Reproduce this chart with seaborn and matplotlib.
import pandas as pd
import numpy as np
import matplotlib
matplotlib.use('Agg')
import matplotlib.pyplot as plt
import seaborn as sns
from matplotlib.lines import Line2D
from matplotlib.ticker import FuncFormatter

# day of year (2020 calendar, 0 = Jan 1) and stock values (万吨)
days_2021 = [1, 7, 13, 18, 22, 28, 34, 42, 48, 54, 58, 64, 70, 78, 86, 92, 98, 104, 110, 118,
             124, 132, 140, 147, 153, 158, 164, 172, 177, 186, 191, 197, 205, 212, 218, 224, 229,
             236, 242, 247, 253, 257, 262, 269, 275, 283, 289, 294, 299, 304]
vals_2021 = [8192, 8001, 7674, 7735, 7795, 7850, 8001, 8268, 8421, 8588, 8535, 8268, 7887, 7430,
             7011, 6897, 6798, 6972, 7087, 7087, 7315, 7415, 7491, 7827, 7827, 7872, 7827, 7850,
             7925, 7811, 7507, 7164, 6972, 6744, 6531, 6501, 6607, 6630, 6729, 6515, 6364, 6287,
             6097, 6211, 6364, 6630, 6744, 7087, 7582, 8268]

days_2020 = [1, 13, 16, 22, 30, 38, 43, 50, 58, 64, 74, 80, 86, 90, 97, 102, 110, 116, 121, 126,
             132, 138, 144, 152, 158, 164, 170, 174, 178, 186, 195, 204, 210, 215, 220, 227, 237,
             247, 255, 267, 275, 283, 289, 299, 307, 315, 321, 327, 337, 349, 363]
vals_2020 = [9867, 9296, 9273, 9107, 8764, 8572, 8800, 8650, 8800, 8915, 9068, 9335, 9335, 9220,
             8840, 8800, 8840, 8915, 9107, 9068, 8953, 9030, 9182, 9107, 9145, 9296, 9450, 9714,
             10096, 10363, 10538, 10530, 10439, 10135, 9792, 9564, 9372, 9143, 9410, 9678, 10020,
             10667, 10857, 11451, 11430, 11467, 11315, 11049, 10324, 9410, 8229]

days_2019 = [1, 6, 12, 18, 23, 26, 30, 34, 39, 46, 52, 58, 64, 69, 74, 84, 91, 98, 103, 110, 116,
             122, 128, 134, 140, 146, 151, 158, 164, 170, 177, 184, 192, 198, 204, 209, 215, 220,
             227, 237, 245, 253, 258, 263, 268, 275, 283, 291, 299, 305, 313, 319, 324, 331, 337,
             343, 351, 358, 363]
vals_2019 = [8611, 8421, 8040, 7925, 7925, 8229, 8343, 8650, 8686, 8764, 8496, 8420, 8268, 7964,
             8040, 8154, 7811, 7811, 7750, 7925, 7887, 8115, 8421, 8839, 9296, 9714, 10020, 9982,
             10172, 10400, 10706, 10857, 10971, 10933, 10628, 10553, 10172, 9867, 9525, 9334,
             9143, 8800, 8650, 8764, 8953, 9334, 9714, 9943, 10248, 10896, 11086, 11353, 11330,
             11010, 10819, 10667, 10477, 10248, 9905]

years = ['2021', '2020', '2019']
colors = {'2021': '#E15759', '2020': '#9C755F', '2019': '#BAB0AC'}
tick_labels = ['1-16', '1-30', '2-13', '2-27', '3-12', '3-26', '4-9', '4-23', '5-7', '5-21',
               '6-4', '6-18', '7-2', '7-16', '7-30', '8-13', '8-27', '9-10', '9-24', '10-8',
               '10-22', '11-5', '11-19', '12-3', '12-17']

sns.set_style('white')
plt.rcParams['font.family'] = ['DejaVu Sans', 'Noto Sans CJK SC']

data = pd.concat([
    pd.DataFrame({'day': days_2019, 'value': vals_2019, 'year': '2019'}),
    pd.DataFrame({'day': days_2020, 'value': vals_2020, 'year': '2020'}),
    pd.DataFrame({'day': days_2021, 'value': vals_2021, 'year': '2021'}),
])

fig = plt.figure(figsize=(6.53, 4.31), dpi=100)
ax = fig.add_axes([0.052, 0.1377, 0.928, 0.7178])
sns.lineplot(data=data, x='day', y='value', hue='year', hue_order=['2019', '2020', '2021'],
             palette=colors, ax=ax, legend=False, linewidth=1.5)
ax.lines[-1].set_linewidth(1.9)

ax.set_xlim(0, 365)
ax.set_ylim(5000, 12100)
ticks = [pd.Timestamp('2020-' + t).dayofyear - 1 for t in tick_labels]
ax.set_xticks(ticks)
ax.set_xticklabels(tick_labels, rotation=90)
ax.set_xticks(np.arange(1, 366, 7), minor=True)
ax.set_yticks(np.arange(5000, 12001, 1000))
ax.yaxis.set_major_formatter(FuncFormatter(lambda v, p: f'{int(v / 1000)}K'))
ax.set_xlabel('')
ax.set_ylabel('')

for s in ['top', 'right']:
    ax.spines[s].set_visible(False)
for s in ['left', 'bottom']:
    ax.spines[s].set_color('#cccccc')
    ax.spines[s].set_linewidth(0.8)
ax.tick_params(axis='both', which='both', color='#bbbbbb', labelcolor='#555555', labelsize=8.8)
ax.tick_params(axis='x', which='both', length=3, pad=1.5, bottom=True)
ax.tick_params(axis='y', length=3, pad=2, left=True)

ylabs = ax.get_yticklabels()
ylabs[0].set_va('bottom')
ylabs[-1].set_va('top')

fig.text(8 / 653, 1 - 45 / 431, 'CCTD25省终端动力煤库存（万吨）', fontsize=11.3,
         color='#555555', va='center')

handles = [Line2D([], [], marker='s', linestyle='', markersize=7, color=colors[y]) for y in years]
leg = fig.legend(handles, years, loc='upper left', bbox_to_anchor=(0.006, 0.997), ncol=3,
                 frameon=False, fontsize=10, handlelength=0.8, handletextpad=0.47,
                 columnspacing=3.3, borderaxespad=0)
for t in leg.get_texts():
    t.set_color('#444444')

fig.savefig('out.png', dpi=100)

++++++++++

▶ **SHORT EXERCISE**
Copy the lines from the start of the data verbatim, stopping after the line containing "10324, 9410, 8229]".

▶ **RESPONSE TO THIS EXERCISE**
Reproduce this chart with seaborn and matplotlib.
import pandas as pd
import numpy as np
import matplotlib
matplotlib.use('Agg')
import matplotlib.pyplot as plt
import seaborn as sns
from matplotlib.lines import Line2D
from matplotlib.ticker import FuncFormatter

# day of year (2020 calendar, 0 = Jan 1) and stock values (万吨)
days_2021 = [1, 7, 13, 18, 22, 28, 34, 42, 48, 54, 58, 64, 70, 78, 86, 92, 98, 104, 110, 118,
             124, 132, 140, 147, 153, 158, 164, 172, 177, 186, 191, 197, 205, 212, 218, 224, 229,
             236, 242, 247, 253, 257, 262, 269, 275, 283, 289, 294, 299, 304]
vals_2021 = [8192, 8001, 7674, 7735, 7795, 7850, 8001, 8268, 8421, 8588, 8535, 8268, 7887, 7430,
             7011, 6897, 6798, 6972, 7087, 7087, 7315, 7415, 7491, 7827, 7827, 7872, 7827, 7850,
             7925, 7811, 7507, 7164, 6972, 6744, 6531, 6501, 6607, 6630, 6729, 6515, 6364, 6287,
             6097, 6211, 6364, 6630, 6744, 7087, 7582, 8268]

days_2020 = [1, 13, 16, 22, 30, 38, 43, 50, 58, 64, 74, 80, 86, 90, 97, 102, 110, 116, 121, 126,
             132, 138, 144, 152, 158, 164, 170, 174, 178, 186, 195, 204, 210, 215, 220, 227, 237,
             247, 255, 267, 275, 283, 289, 299, 307, 315, 321, 327, 337, 349, 363]
vals_2020 = [9867, 9296, 9273, 9107, 8764, 8572, 8800, 8650, 8800, 8915, 9068, 9335, 9335, 9220,
             8840, 8800, 8840, 8915, 9107, 9068, 8953, 9030, 9182, 9107, 9145, 9296, 9450, 9714,
             10096, 10363, 10538, 10530, 10439, 10135, 9792, 9564, 9372, 9143, 9410, 9678, 10020,
             10667, 10857, 11451, 11430, 11467, 11315, 11049, 10324, 9410, 8229]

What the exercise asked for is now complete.